I recently used a cheap and amazing product called Rub 'n Buff which I learned about from themoretalentedthanIcouldwishtobe Janell at Isabella & Max Rooms, to transform the brass on our fireplace doors to look like a satin nickel finish to match the hardware in the rest of the house.


Satin nickel-ish.

What do you think? I like the after better, although there are a few things I would do differently:

The Rub 'n Buff is a wax, so I applied it in a circular fashion similar to how one would wax a car. Not the best idea. Up close, the circular marks are very visible. I thought it would soften up in appearance when I buffed it but it didn't. I may try to apply another coat and brush it to give it a nicer finish.

Also, I was going to use a bronzy finish to be a little more subtle next to the black but all the art store had was brass, black or silver, so I opted for silver. I'm wondering how the black would look. Thoughts?

While we're at it, what should I do with my mantle decor? The empty vase is so... purposeless.

Oh, and the last thing I would do differently would be to have mineral spirits available to clean my hands. I looked liked I could have been an extra in Avatar, if they had silver creatures in it (did they? I don't know, never saw it.)
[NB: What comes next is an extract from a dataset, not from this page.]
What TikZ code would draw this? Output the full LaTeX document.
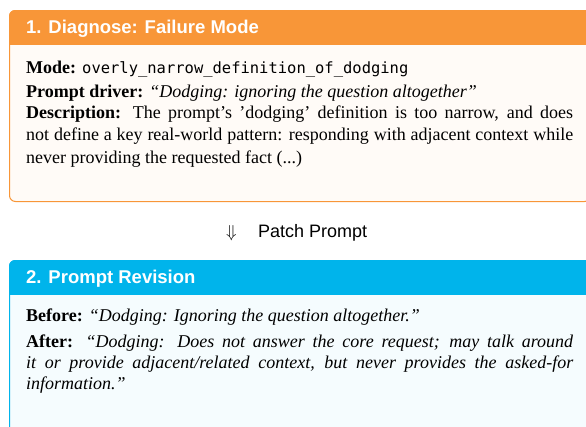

Overall I'm happy that the brass gone, er hidden, and all I'm out is a half an hour of naptime and $3.79 for the Rub 'n Buff from Blick Art Supplies!

Wednesday, March 2, 2011

You are an obsession, you're my obsession

Remember that song? That pretty much describes my passion for pumpkin bread. It started slowly, as all addictions do. A quick stop at Starbucks every few weeks for some of their pumpkin bread when I was pregnant. Mmm, that's tasty. Soon the trips started coming at more regular intervals. My husband was questioning the rapid increase in our food budget. Lay off me, I'm pregnant!

I decided that I needed to somehow replicate the recipe to save some money (and my marriage) so I found a nice substitute on I thought the hard part was over. Little did I know...

One day whilst checking out at the grocery store the nice young lad at the register remarked how surprised he was that they even had pumpkin in stock. Why, what do you mean? He informed me of a pumpkin shortage. Oh, my heavens. Panic struck. We were nearing Thanksgiving when there was sure to be a run on canned pumpkin for pies (which I don't care for, interestingly(?) enough). I didn't want to be too greedy so I just picked up a can or two when I was grocery shopping to start a little stockpile. Now I can't even find it at Giant Eagle so I obsessively look for it anywhere there's a possibility of finding it.

Thar's my stash. What you see is all there is though. Think it will get me through until next fall? Me either. And look at that pathetic, triangular-shaped pantry. Maybe that will be on the to-do list, falling under the umbrella of kitchen re-do.

Hey, look. My first non-introductory post and I've already deviated from my blog's intent.